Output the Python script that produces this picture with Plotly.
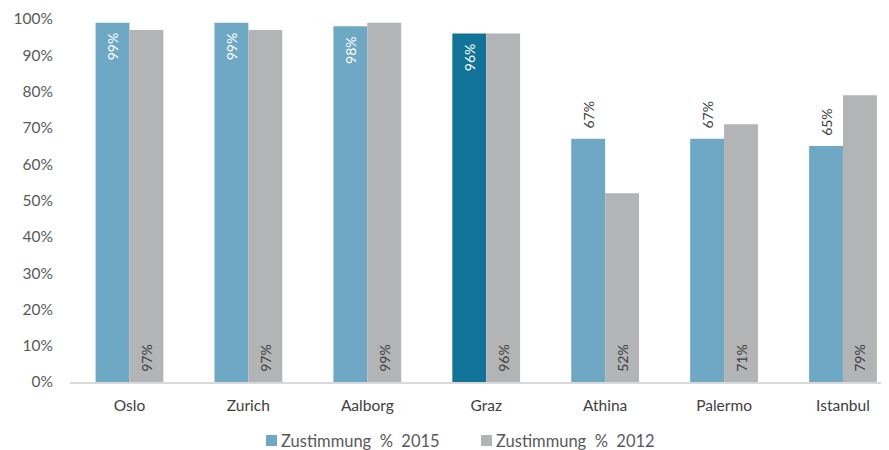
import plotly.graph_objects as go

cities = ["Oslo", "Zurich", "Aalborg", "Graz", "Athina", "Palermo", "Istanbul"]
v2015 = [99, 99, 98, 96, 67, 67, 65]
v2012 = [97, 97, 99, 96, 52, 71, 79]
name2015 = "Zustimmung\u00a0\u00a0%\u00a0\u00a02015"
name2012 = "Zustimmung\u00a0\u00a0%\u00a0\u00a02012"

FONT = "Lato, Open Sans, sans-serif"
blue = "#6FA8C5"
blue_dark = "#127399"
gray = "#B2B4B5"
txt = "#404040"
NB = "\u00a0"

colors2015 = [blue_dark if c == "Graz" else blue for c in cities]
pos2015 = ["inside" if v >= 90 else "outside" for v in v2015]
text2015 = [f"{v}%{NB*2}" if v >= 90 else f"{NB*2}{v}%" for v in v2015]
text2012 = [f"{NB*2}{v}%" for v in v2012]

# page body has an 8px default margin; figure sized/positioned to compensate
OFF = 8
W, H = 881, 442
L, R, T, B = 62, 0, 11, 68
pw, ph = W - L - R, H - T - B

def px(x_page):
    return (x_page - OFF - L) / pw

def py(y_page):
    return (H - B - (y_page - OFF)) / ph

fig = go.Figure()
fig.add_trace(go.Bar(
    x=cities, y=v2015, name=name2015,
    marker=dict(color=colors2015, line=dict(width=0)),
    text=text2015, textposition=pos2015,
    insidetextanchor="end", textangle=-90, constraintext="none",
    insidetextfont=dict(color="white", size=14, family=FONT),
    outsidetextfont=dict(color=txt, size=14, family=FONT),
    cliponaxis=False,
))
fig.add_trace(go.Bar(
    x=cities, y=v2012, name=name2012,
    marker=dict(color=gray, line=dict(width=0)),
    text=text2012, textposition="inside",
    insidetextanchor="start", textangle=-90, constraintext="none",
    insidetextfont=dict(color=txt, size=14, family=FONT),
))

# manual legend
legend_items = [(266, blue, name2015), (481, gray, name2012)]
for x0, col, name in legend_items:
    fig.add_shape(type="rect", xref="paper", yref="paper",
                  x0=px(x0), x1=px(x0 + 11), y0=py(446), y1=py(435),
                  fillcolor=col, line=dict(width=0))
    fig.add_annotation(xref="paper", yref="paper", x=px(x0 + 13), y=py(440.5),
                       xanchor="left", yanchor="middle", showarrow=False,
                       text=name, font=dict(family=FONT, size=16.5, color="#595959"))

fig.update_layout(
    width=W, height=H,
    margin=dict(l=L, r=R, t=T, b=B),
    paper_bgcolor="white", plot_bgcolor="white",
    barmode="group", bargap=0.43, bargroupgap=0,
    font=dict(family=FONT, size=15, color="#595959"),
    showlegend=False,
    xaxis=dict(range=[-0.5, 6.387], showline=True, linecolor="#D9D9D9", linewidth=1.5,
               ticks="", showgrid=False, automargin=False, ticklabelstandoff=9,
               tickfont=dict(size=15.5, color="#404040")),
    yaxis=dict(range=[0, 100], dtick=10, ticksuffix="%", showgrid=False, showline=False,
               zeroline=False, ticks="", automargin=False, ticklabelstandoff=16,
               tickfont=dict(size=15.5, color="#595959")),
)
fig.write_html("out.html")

**The exercise**
The data above should be repeated exactly, minus any pictures.

**Solved exercise**
Output the Python script that produces this picture with Plotly.
import plotly.graph_objects as go

cities = ["Oslo", "Zurich", "Aalborg", "Graz", "Athina", "Palermo", "Istanbul"]
v2015 = [99, 99, 98, 96, 67, 67, 65]
v2012 = [97, 97, 99, 96, 52, 71, 79]
name2015 = "Zustimmung\u00a0\u00a0%\u00a0\u00a02015"
name2012 = "Zustimmung\u00a0\u00a0%\u00a0\u00a02012"

FONT = "Lato, Open Sans, sans-serif"
blue = "#6FA8C5"
blue_dark = "#127399"
gray = "#B2B4B5"
txt = "#404040"
NB = "\u00a0"

colors2015 = [blue_dark if c == "Graz" else blue for c in cities]
pos2015 = ["inside" if v >= 90 else "outside" for v in v2015]
text2015 = [f"{v}%{NB*2}" if v >= 90 else f"{NB*2}{v}%" for v in v2015]
text2012 = [f"{NB*2}{v}%" for v in v2012]

# page body has an 8px default margin; figure sized/positioned to compensate
OFF = 8
W, H = 881, 442
L, R, T, B = 62, 0, 11, 68
pw, ph = W - L - R, H - T - B

def px(x_page):
    return (x_page - OFF - L) / pw

def py(y_page):
    return (H - B - (y_page - OFF)) / ph

fig = go.Figure()
fig.add_trace(go.Bar(
    x=cities, y=v2015, name=name2015,
    marker=dict(color=colors2015, line=dict(width=0)),
    text=text2015, textposition=pos2015,
    insidetextanchor="end", textangle=-90, constraintext="none",
    insidetextfont=dict(color="white", size=14, family=FONT),
    outsidetextfont=dict(color=txt, size=14, family=FONT),
    cliponaxis=False,
))
fig.add_trace(go.Bar(
    x=cities, y=v2012, name=name2012,
    marker=dict(color=gray, line=dict(width=0)),
    text=text2012, textposition="inside",
    insidetextanchor="start", textangle=-90, constraintext="none",
    insidetextfont=dict(color=txt, size=14, family=FONT),
))

# manual legend
legend_items = [(266, blue, name2015), (481, gray, name2012)]
for x0, col, name in legend_items:
    fig.add_shape(type="rect", xref="paper", yref="paper",
                  x0=px(x0), x1=px(x0 + 11), y0=py(446), y1=py(435),
                  fillcolor=col, line=dict(width=0))
    fig.add_annotation(xref="paper", yref="paper", x=px(x0 + 13), y=py(440.5),
                       xanchor="left", yanchor="middle", showarrow=False,
                       text=name, font=dict(family=FONT, size=16.5, color="#595959"))

fig.update_layout(
    width=W, height=H,
    margin=dict(l=L, r=R, t=T, b=B),
    paper_bgcolor="white", plot_bgcolor="white",
    barmode="group", bargap=0.43, bargroupgap=0,
    font=dict(family=FONT, size=15, color="#595959"),
    showlegend=False,
    xaxis=dict(range=[-0.5, 6.387], showline=True, linecolor="#D9D9D9", linewidth=1.5,
               ticks="", showgrid=False, automargin=False, ticklabelstandoff=9,
               tickfont=dict(size=15.5, color="#404040")),
    yaxis=dict(range=[0, 100], dtick=10, ticksuffix="%", showgrid=False, showline=False,
               zeroline=False, ticks="", automargin=False, ticklabelstandoff=16,
               tickfont=dict(size=15.5, color="#595959")),
)
fig.write_html("out.html")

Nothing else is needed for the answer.